1. Step One: Fill Out the "Order" — URL Parsing

Core Question

Why does a URL look like this? https://www.example.com:8080/path/page.html?id=123#section — What does this string of characters actually mean?

Real-life Analogy: Filling Out an Order Form

If you only wrote "buy shoes" on an order, the warehouse wouldn't know which pair to send. You need to specify:

  • Store type (official flagship store / regular store)
  • Store name (Nike official store)
  • Product location (Men's shoes / Running series)
  • Specific model (Air Max 90)
  • Special notes (I want the red one)

The Real Process: Browser Parses the URL

A URL (Uniform Resource Locator) is the "product locator code" of the browser world. When you type https://www.example.com:8080/path/page.html?id=123#section in the address bar, the browser immediately breaks it down:

URL PartExample ValueShopping AnalogyTechnical Purpose
Protocol https://Secure Hypertext Transfer ProtocolShipping method: Secure delivery (HTTPS) vs regular delivery (HTTP)Determines the communication rules. http is regular transfer, https is encrypted transfer
Domain www.example.comHuman-readable name of the serverStore name: JD SupermarketTells the browser which server to find. Domain names are for human memorization and must eventually be converted to IP addresses
Port :8080Specific "door number" of the serverCounter number: Counter #3 (default is omitted)A server may have multiple services; the port specifies which one to access. HTTP defaults to 80, HTTPS to 443
Path /path/page.htmlFile location on the serverShelf location: Daily goods aisle / Third rowSpecifies the exact resource location on the server
Query parameters ?id=123Additional informationOrder notes: Red, size XLExtra data passed to the server, such as search keywords and page numbers
Fragment #sectionPosition within the pageManual page reference: Turn to page 5Automatically scrolls to the specified position after the page loads; not sent to the server
URL Parsing -- Translating human text into structured information
https://www.google.com/search
🚛 Transport mode (Protocol)
This says you want the safest vehicle, HTTPS encrypted communication. With HTTP, it is like an open-top car that anyone along the way can inspect.
🏢 Store name (Host)
This is the destination server domain. The browser later translates it into the numeric IP address used by the network.
📍 Exact shelf (Path)
After entering the store, this tells the server which room, resource, or action you want.
Hover over each part to see its responsibility

Key Understanding

URLs exist so that humans can remember and type them. What computers ultimately need are IP addresses (just as couriers need the actual warehouse address, not just the name "Nike Official Store").

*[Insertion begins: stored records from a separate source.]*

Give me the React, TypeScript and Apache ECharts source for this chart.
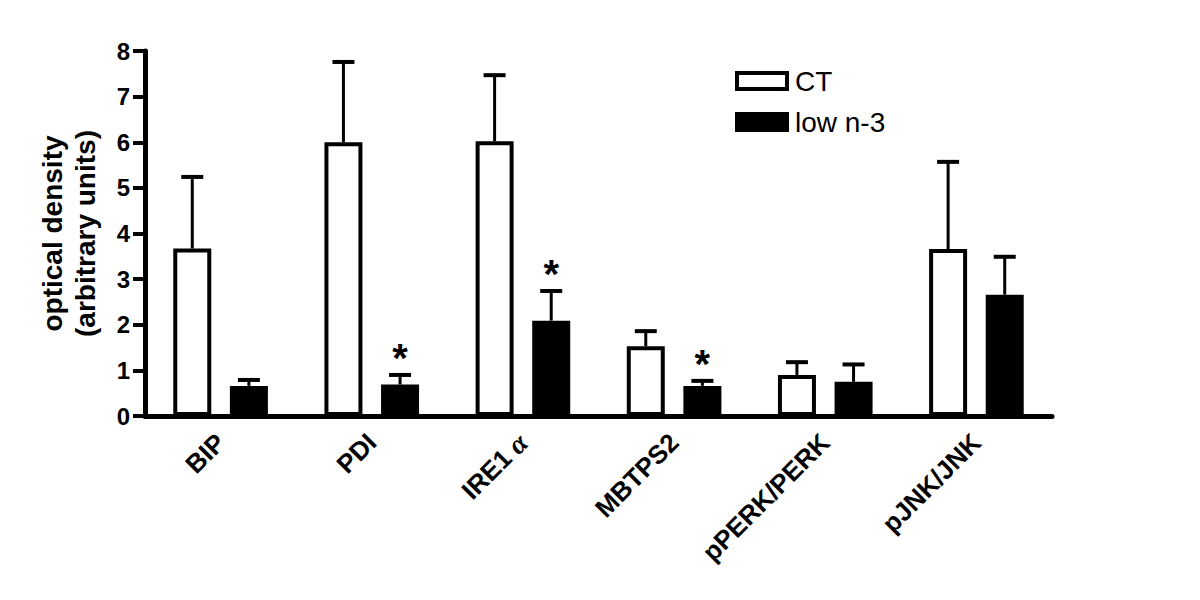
import React, { useEffect, useRef } from 'react';
import * as echarts from 'echarts';

const categories = ['BIP', 'PDI', 'IRE1α', 'MBTPS2', 'pPERK/PERK', 'pJNK/JNK'];
const ctMean = [3.67, 6.0, 6.02, 1.53, 0.9, 3.66];
const ctErr = [1.57, 1.76, 1.45, 0.33, 0.28, 1.91];
const lowMean = [0.66, 0.69, 2.09, 0.66, 0.75, 2.66];
const lowErr = [0.13, 0.21, 0.65, 0.11, 0.38, 0.83];
const lowSig = [0, 1, 1, 1, 0, 0];
const ctSig = [0, 0, 0, 0, 0, 0];

const FONT = '"Liberation Sans", Arial, sans-serif';

export default function App() {
  const ref = useRef<HTMLDivElement>(null);
  useEffect(() => {
    const chart = echarts.init(ref.current!, null, { renderer: 'svg' });
    const BAR_W = 38;
    const GAP = 0.49;
    const offset = (BAR_W * (1 + GAP)) / 2;

    const errRender = (dir: number) => (params: any, api: any) => {
      const x = api.value(0);
      const m = api.value(1);
      const e = api.value(2);
      const sig = api.value(3);
      const base = api.coord([x, m]);
      const top = api.coord([x, m + e]);
      const cx = base[0] + dir * offset;
      const children: any[] = [
        {
          type: 'line',
          shape: { x1: cx, y1: base[1], x2: cx, y2: top[1] },
          style: { stroke: '#000', lineWidth: 3 },
        },
        {
          type: 'line',
          shape: { x1: cx - 11, y1: top[1], x2: cx + 11, y2: top[1] },
          style: { stroke: '#000', lineWidth: 4 },
        },
      ];
      if (sig) {
        children.push({
          type: 'text',
          x: cx,
          y: top[1] - 17,
          style: {
            text: '*',
            fill: '#000',
            font: `bold 40px ${FONT}`,
            align: 'center',
            verticalAlign: 'middle',
          },
        });
      }
      return { type: 'group', children };
    };

    chart.setOption({
      animation: false,
      backgroundColor: '#fff',
      grid: { left: 145, right: 148, top: 51, bottom: 184, containLabel: false },
      legend: {
        orient: 'vertical',
        left: 730,
        top: 62,
        itemWidth: 50,
        itemHeight: 16,
        itemGap: 13,
        selectedMode: false,
        textStyle: {
          fontFamily: FONT,
          fontSize: 28,
          lineHeight: 28,
          color: '#000',
          padding: [0, 0, 0, 3],
        },
        data: [
          { name: 'CT', icon: 'rect', itemStyle: { color: '#fff', borderColor: '#000', borderWidth: 4 } },
          { name: 'low n-3', icon: 'rect', itemStyle: { color: '#000', borderColor: '#000', borderWidth: 4 } },
        ],
      },
      xAxis: {
        type: 'category',
        data: categories,
        axisLine: { lineStyle: { color: '#000', width: 5 } },
        axisTick: { alignWithLabel: true, length: 12, lineStyle: { color: '#000', width: 4 } },
        axisLabel: {
          interval: 0,
          rotate: 45,
          margin: 22,
          color: '#000',
          fontFamily: FONT,
          fontWeight: 'bold',
          fontSize: 26,
          formatter: (v: string) => (v === 'IRE1α' ? '{b|IRE1}{g| α}' : v),
          rich: {
            b: { fontFamily: FONT, fontWeight: 'bold', fontSize: 26, color: '#000' },
            g: { fontFamily: '"Liberation Serif", serif', fontStyle: 'italic', fontSize: 28, color: '#000' },
          },
        },
        splitLine: { show: false },
      },
      yAxis: {
        type: 'value',
        min: 0,
        max: 8,
        interval: 1,
        name: 'optical density\n(arbitrary units)',
        nameLocation: 'middle',
        nameGap: 43,
        nameTextStyle: {
          fontFamily: FONT,
          fontWeight: 'bold',
          fontSize: 28,
          lineHeight: 33,
          color: '#000',
        },
        axisLine: { show: true, lineStyle: { color: '#000', width: 5 } },
        axisTick: { show: true, length: 12, lineStyle: { color: '#000', width: 4 } },
        axisLabel: {
          margin: 15,
          color: '#000',
          fontFamily: FONT,
          fontWeight: 'bold',
          fontSize: 24,
        },
        splitLine: { show: false },
      },
      series: [
        {
          name: 'CT',
          type: 'bar',
          data: ctMean,
          barWidth: BAR_W,
          barGap: `${GAP * 100}%`,
          itemStyle: { color: '#fff', borderColor: '#000', borderWidth: 4 },
        },
        {
          name: 'low n-3',
          type: 'bar',
          data: lowMean,
          barWidth: BAR_W,
          barGap: `${GAP * 100}%`,
          itemStyle: { color: '#000', borderColor: '#000', borderWidth: 4 },
        },
        {
          name: 'CT error',
          type: 'custom',
          renderItem: errRender(-1),
          data: categories.map((_, i) => [i, ctMean[i], ctErr[i], ctSig[i]]),
          z: 5,
        },
        {
          name: 'low n-3 error',
          type: 'custom',
          renderItem: errRender(1),
          data: categories.map((_, i) => [i, lowMean[i], lowErr[i], lowSig[i]]),
          z: 5,
        },
      ],
    });
    return () => chart.dispose();
  }, []);
  return (
    <div
      ref={ref}
      style={{ position: 'fixed', left: 0, top: 0, width: 1200, height: 600, background: '#fff' }}
    />
  );
}
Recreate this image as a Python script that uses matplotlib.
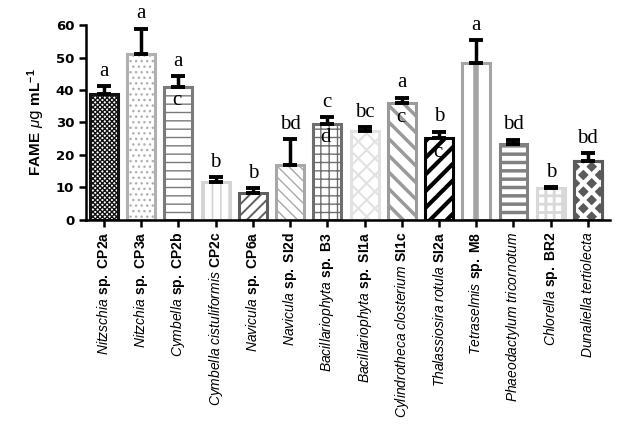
import numpy as np
import matplotlib
matplotlib.use("Agg")
import matplotlib.pyplot as plt

plt.rcParams['mathtext.fontset'] = 'custom'
plt.rcParams['mathtext.it'] = 'Liberation Sans:italic'
plt.rcParams['mathtext.rm'] = 'Liberation Sans'
plt.rcParams['mathtext.bf'] = 'Liberation Sans:bold'

# genus (italic) and strain part of each label
genus = ["Nitzschia", "Nitzchia", "Cymbella", "Cymbella cistuliformis", "Navicula",
         "Navicula", "Bacillariophyta", "Bacillariophyta", "Cylindrotheca closterium",
         "Thalassiosira rotula", "Tetraselmis", "Phaeodactylum  tricornotum",
         "Chlorella", "Dunaliella tertiolecta"]
strain = ["sp. CP2a", "sp. CP3a", "sp. CP2b", "CP2c", "sp. CP6a", "sp. SI2d", "sp. B3",
          "sp. SI1a", "SI1c", "SI2a", "sp. M8", "", "sp. BR2", ""]

fame = [38.7, 51.1, 41.0, 11.6, 8.2, 16.9, 29.5, 27.5, 35.9, 25.1, 48.2, 23.4, 9.7, 18.2]
err = [2.5, 7.7, 3.3, 1.5, 1.5, 7.9, 2.1, 1.0, 1.7, 2.0, 7.2, 1.2, 0.3, 2.3]
letters = ["a", "a", "a", "b", "b", "bd", "c", "bc", "a", "b", "a", "bd", "b", "bd"]
# letters printed over the top of some bars
inner = {2: "c", 6: "d", 8: "c", 9: "c"}

# bar styles: edge colour, hatch, hatch line width
edges = ["#111111", "#b0b0b0", "#7a7a7a", "#d4d4d4", "#5e5e5e", "#a8a8a8", "#6e6e6e",
         "#e2e2e2", "#9a9a9a", "#000000", "#a4a4a4", "#808080", "#d8d8d8", "#5a5a5a"]
hatches = ["xxxxxxx", "...", "--", "||", "///", "\\\\\\", "++", "xx", "\\\\",
           "//", "", "--", "++", "xx"]
hatch_lw = [1.0, 1.0, 1.0, 1.2, 1.4, 1.0, 1.0, 1.5, 2.5, 3.0, 1.0, 2.5, 2.0, 3.0]

fig = plt.figure(figsize=(6.24, 4.26), dpi=100)
ax = fig.add_axes([0.138, 0.484, 0.840, 0.457])

x = np.arange(len(fame))


def set_hlw(bars, lw):
    for p in bars.patches:
        if hasattr(p, 'set_hatch_linewidth'):
            p.set_hatch_linewidth(lw)


for i in range(len(fame)):
    if i == 13:
        # dark bar with white diamonds
        ax.bar(x[i], fame[i], width=0.75, color=edges[i], edgecolor=edges[i], linewidth=2.2)
        with plt.rc_context({'hatch.linewidth': hatch_lw[i]}):
            b = ax.bar(x[i], fame[i], width=0.75, color='none', edgecolor='white',
                       hatch=hatches[i], linewidth=0)
        set_hlw(b, hatch_lw[i])
        ax.bar(x[i], fame[i], width=0.75, color='none', edgecolor=edges[i], linewidth=2.2)
    else:
        with plt.rc_context({'hatch.linewidth': hatch_lw[i]}):
            b = ax.bar(x[i], fame[i], width=0.75, color='white', edgecolor=edges[i],
                       hatch=hatches[i], linewidth=2.2)
        set_hlw(b, hatch_lw[i])
        if i == 10:
            # thick centre stripe of the Tetraselmis bar
            ax.vlines(x[i], 0, fame[i], color=edges[i], linewidth=4)

ax.errorbar(x, fame, yerr=[np.zeros(len(err)), err], fmt='none', ecolor='black',
            elinewidth=2.5, capsize=4.8, capthick=2.8)

for i in range(len(fame)):
    ax.annotate(letters[i], (x[i], fame[i] + err[i]), xytext=(0, 4), textcoords='offset points',
                ha='center', va='bottom', fontsize=15, family='Liberation Serif')
for i, t in inner.items():
    ax.annotate(t, (x[i], fame[i]), xytext=(-1, -10), textcoords='offset points',
                ha='center', va='center', fontsize=15, family='Liberation Serif')

ax.set_xlim(-0.48, 13.6)
ax.set_ylim(0, 60)
ax.set_yticks(range(0, 61, 10))
ax.set_yticklabels([str(v) for v in range(0, 61, 10)], fontsize=9.5, fontweight='bold')

labels = []
for g, s in zip(genus, strain):
    gi = r'\ '.join(g.split())
    lab = r'$\mathit{' + gi + '}$'
    if s:
        lab += r' $\mathbf{' + s.replace(' ', r'\ ') + '}$'
    labels.append(lab)
ax.set_xticks(x)
ax.set_xticklabels(labels, rotation=90, fontsize=10)

ax.set_ylabel(r'$\mathbf{FAME}$ $\mu$g $\mathbf{mL^{-1}}$', fontsize=11, labelpad=6)

for s in ['top', 'right']:
    ax.spines[s].set_visible(False)
for s in ['left', 'bottom']:
    ax.spines[s].set_linewidth(1.8)
ax.tick_params(axis='both', width=1.8, length=5, color='black')

fig.savefig("out.png", dpi=100)
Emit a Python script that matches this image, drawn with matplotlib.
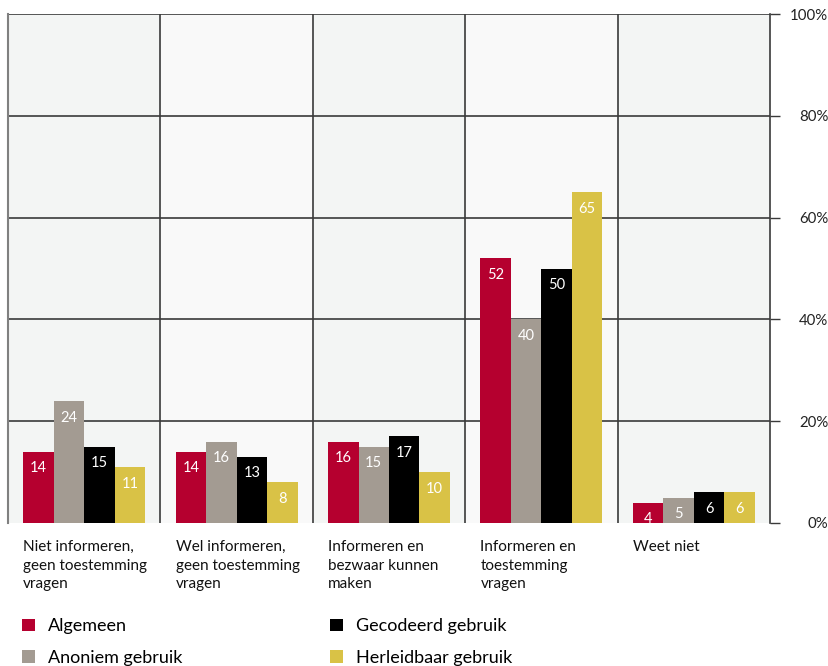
import matplotlib
matplotlib.use("Agg")
import matplotlib.pyplot as plt
import matplotlib.transforms as mtransforms
from matplotlib.patches import Patch
import numpy as np

plt.rcParams['font.family'] = ['Lato', 'DejaVu Sans']

categories = ["Niet informeren,\ngeen toestemming\nvragen",
              "Wel informeren,\ngeen toestemming\nvragen",
              "Informeren en\nbezwaar kunnen\nmaken",
              "Informeren en\ntoestemming\nvragen",
              "Weet niet"]
series_names = ["Algemeen", "Anoniem gebruik", "Gecodeerd gebruik", "Herleidbaar gebruik"]
algemeen = [14, 14, 16, 52, 4]
anoniem = [24, 16, 15, 40, 5]
gecodeerd = [15, 13, 17, 50, 6]
herleidbaar = [11, 8, 10, 65, 6]
yticks = [0, 20, 40, 60, 80, 100]
ytick_labels = ["0%", "20%", "40%", "60%", "80%", "100%"]

series = [algemeen, anoniem, gecodeerd, herleidbaar]
colors = ["#b5002f", "#a39b92", "#000000", "#d9c246"]

fig = plt.figure(figsize=(8.29, 6.66), dpi=100)
ax = fig.add_axes([8/829, 143/666, 762/829, 509/666])

n = len(categories)
x = np.arange(n)
bw = 0.2
offsets = [-0.3, -0.1, 0.1, 0.3]

# alternating column backgrounds
for i in range(n):
    ax.axvspan(i - 0.5, i + 0.5, color="#f3f5f4" if i % 2 == 0 else "#f9f9f9", zorder=0, lw=0)

ax.set_xlim(-0.5, n - 0.5)
ax.set_ylim(0, 100)

# grid lines
for yv in yticks[1:]:
    ax.axhline(yv, color="#3a3a3a", lw=1.2, zorder=1)
for i in range(1, n):
    ax.axvline(i - 0.5, color="#3a3a3a", lw=1.2, zorder=1)

for s, vals, c, off in zip(series_names, series, colors, offsets):
    bars = ax.bar(x + off, vals, width=bw, color=c, zorder=2, label=s)
    for b, v in zip(bars, vals):
        ax.annotate(str(v), (b.get_x() + b.get_width() / 2, v), xytext=(0, -12),
                    textcoords="offset points", ha="center", va="center",
                    color="white", fontsize=10.5, zorder=3)

for sp in ["top", "bottom"]:
    ax.spines[sp].set_visible(False)
ax.spines["left"].set_color("#808080")
ax.spines["left"].set_linewidth(1.5)
ax.spines["right"].set_color("#3a3a3a")
ax.spines["right"].set_linewidth(1.2)

ax.set_xticks([])
ax.yaxis.tick_right()
ax.set_yticks(yticks)
ax.set_yticklabels(ytick_labels, fontsize=10.8, color="#222222")
ax.tick_params(axis="y", length=7.5, width=1.0, color="#3a3a3a", pad=34.5)
for lab in ax.get_yticklabels():
    lab.set_horizontalalignment("right")

trans = mtransforms.blended_transform_factory(ax.transData, ax.transAxes)
for i, cat in enumerate(categories):
    ax.text(i - 0.4, -0.034, cat, transform=trans, ha="left", va="top",
            fontsize=11, color="#111111", linespacing=1.4)

handles = [Patch(facecolor=c, edgecolor="none") for c in colors]
fig.legend(handles, series_names, loc="upper left", bbox_to_anchor=(15/829, 1 - 611/666),
           ncol=2, frameon=False, fontsize=13, handlelength=0.7, handleheight=0.7,
           handletextpad=0.75, columnspacing=8.15, labelspacing=0.85, borderaxespad=0)

fig.savefig("out.png", dpi=100)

2. Step Two: Check the "Address Book" — DNS Lookup

Core Question

How does the browser find the website? You type a human-readable domain name (like baidu.com), but what computers really need are numeric addresses (IP). What happens in between?

Real-life Analogy: Looking Up the Warehouse Address

You wrote "Nike Official Store" on your order, but the logistics system doesn't know where the warehouse is. It needs to check an address book:

  1. First check recent addresses (have I bought from this store recently?) → Browser cache
  2. If not, ask the neighborhood delivery point (they know the general area assignments) → Local DNS server
  3. Ask the headquarters dispatch center (knows who manages .com stores) → Root name server
  4. Ask the brand management office (ultimately finds the real shipping warehouse for the Nike store) → Authoritative name server

The Real Process: DNS Hierarchical Lookup

DNS (Domain Name System) is the internet's "distributed address book lookup system." Since there are billions of domain names worldwide, a hierarchical architecture is used to distribute the query load:

You (Browser)
    ↓ Ask: What's the IP for google.com?
Local DNS server (your ISP, such as China Telecom/China Unicom)
    ↓ Ask: Who manages .com?
Root name server (13 root server groups worldwide, managing all top-level domains)
    ↓ Tell: Ask the .com manager
Top-level domain server (Verisign manages .com)
    ↓ Tell: Ask the google.com manager
Authoritative name server (Google's own DNS server)
    ↓ Tell: google.com's IP is 142.250.80.46
Return IP address to browser

Query types explained:

  • Recursive Query: The browser sends only one request; the local DNS is responsible for querying all levels and returning the result
  • Iterative Query: Each level only tells the next level where to look; the browser needs multiple queries
  • Caching mechanism: Query results are cached for direct return next time, greatly speeding up access
DNS Lookup -- Finding coordinates in the address book
📱
Browser
Wants to visit www.google.com
Ask for coordinates
Return IP
📞
Directory service (DNS)
Standing by
Click the button to tell the browser that you do not know where the Google server is

Why So Many Layers?

Imagine if the entire world had only one address book — billions of people querying it simultaneously would crash it instantly. The hierarchical design lets each level manage only its own "jurisdiction," making it both efficient and reliable.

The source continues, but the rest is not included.